Riverside Court homeowner Clark Shivley says he and his neighbors are mostly concerned about extra traffic generated by the complex.
“We feel as though we’ve been impacted quite a bit more than a lot of other parts of community by the advent of the boxes,” Shivley says, referring to the Village at Avon complex being built across the river.
“To further impact us,” he adds, “with a development such as this is going to be not only stressful but dangerous.”
McVey says many young families are interested in homes at River Quest, and if they moved in they would certainly be conscious of the safety of children on Riverside Court.
“It would be an ideal affordable-housing project for locals,” McVey says. “It’s being very well received by locals who need affordable housing, and it has a river frontage.”
McVey and Kelly say their road is being extended from Riverside Court because neither the county nor the Colorado Department of Transportation are eager to have another side street leading off Highway 6.
“It doesn’t make any sense.

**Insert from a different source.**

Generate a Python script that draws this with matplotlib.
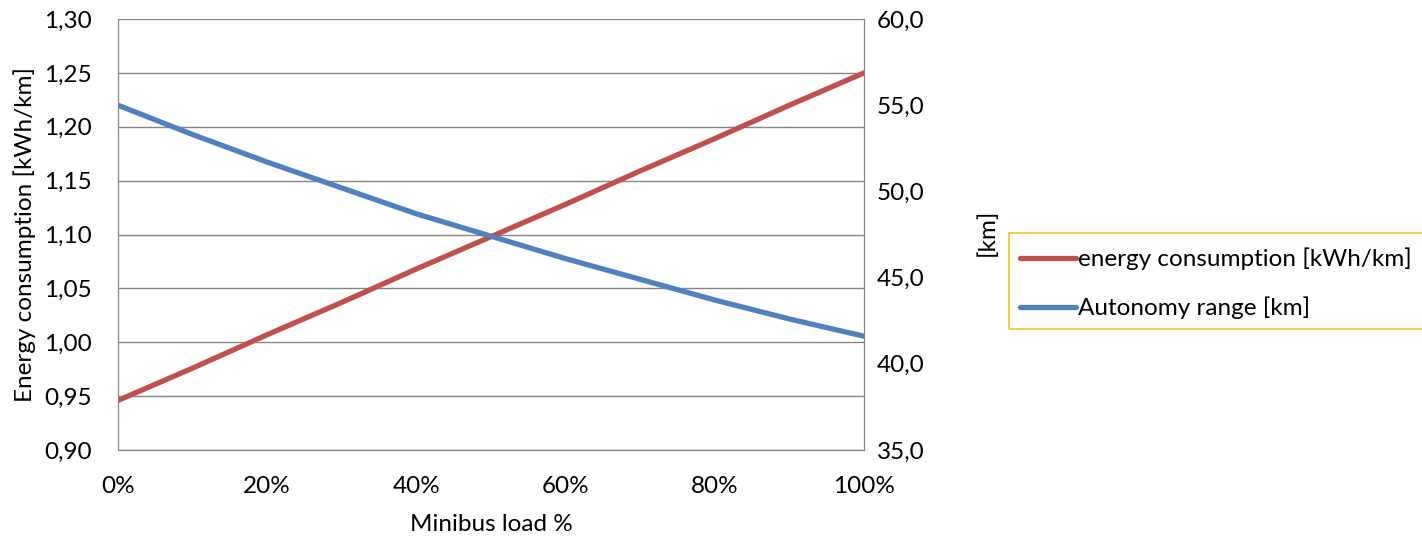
import numpy as np
import matplotlib.pyplot as plt
from matplotlib.patches import Rectangle
from matplotlib.ticker import FuncFormatter

load = [0, 10, 20, 30, 40, 50, 60, 70, 80, 90, 100]
consumption = [0.946, 0.976, 1.007, 1.037, 1.068, 1.098, 1.128, 1.159, 1.189, 1.220, 1.250]
autonomy = [55.0, 53.3, 51.7, 50.2, 48.7, 47.4, 46.1, 44.9, 43.7, 42.6, 41.6]

plt.rcParams['font.family'] = ['Lato', 'DejaVu Sans']
fs = 17.5

W, H = 1422, 537
fig = plt.figure(figsize=(W / 100, H / 100), dpi=100)
ax = fig.add_axes([118 / W, 1 - 450 / H, (864 - 118) / W, (450 - 19) / H])
ax2 = ax.twinx()

grey = '#868686'
red = '#C0504D'
blue = '#4F81BD'

l1, = ax.plot(load, consumption, color=red, linewidth=3.8, solid_capstyle='round',
              label='energy consumption [kWh/km]')
l2, = ax2.plot(load, autonomy, color=blue, linewidth=3.8, solid_capstyle='round',
               label='Autonomy range [km]')

ax.set_xlim(0, 100)
ax.set_ylim(0.90, 1.30)
ax2.set_ylim(35, 60)
ax.set_xticks(np.arange(0, 101, 20))
ax.set_yticks(np.arange(0.90, 1.301, 0.05))
ax2.set_yticks(np.arange(35, 60.1, 5))
ax.xaxis.set_major_formatter(FuncFormatter(lambda v, p: '%d%%' % v))
ax.yaxis.set_major_formatter(FuncFormatter(lambda v, p: ('%.2f' % v).replace('.', ',')))
ax2.yaxis.set_major_formatter(FuncFormatter(lambda v, p: ('%.1f' % v).replace('.', ',')))

ax.grid(axis='y', color=grey, linewidth=1.0)
ax.set_axisbelow(True)
for a in (ax, ax2):
    for s in a.spines.values():
        s.set_color(grey)
    a.spines['top'].set_visible(False)
    a.tick_params(length=0, colors='black', labelsize=fs)
ax.tick_params(axis='y', pad=19)
ax2.tick_params(axis='y', pad=9)
ax.tick_params(axis='x', pad=19)

ax.set_xlabel('Minibus load %', fontsize=fs, labelpad=12)
ax.set_ylabel('Energy consumption [kWh/km]', fontsize=fs, labelpad=6)
ax2.set_ylabel('[km]', fontsize=fs)
ax2.yaxis.set_label_coords(1.150, 0.505)

fig.patches.append(Rectangle((1009 / W, 1 - 329 / H), 500 / W, 96 / H,
                             transform=fig.transFigure, fill=False,
                             edgecolor='#F2C12E', linewidth=1.2))
fig.legend(handles=[l1, l2], loc='upper left', bbox_to_anchor=(1010 / W, 1 - 238 / H),
           frameon=False, fontsize=fs, handlelength=2.3, handletextpad=0.1,
           labelspacing=1.08, borderaxespad=0)

fig.savefig('out.png', dpi=100)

That’s what the county sees; that’s what the state sees,” Kelly says. “From a traffic planning situation and a safety situation, it defies what they want to happen.”
Were the road to be built off Highway 6, it would enter right where cars will start slowing down to turn onto a four-lane bridge leading into the Village at Avon when the shopping complex opens next summer, Kelly says.
The piece of land also has been singled out for condos since the early 1970s, he adds. A larger project planned for the same property was rejected in 1994, Kelly says.
The hitch for McVey and Kelly is they need special permission to build the road from Riverside Court because doing so would deviate from Eagle County’s zoning code. The board that grants such permission, known as the Zoning Board of Adjustment, was supposed to decide on the request this week but delayed its decision until January.
The Eagle-Vail Property Owners’ Association, through a letter to the Board of Adjustment from its presidents, Ralph Dockery, has given its support to the Riverside Court residents in opposing the River Quest proposal.
“In particular we feel the development is far too high a density for the community and will only exacerbate an already deplorable parking access situation on the west end of Riverside Court,” Dockery wrote. “A proposal with half the units and access via Highway 6 would be a more reasonable proposition, albeit not the ideal use of this land in our eyes,” he wrote.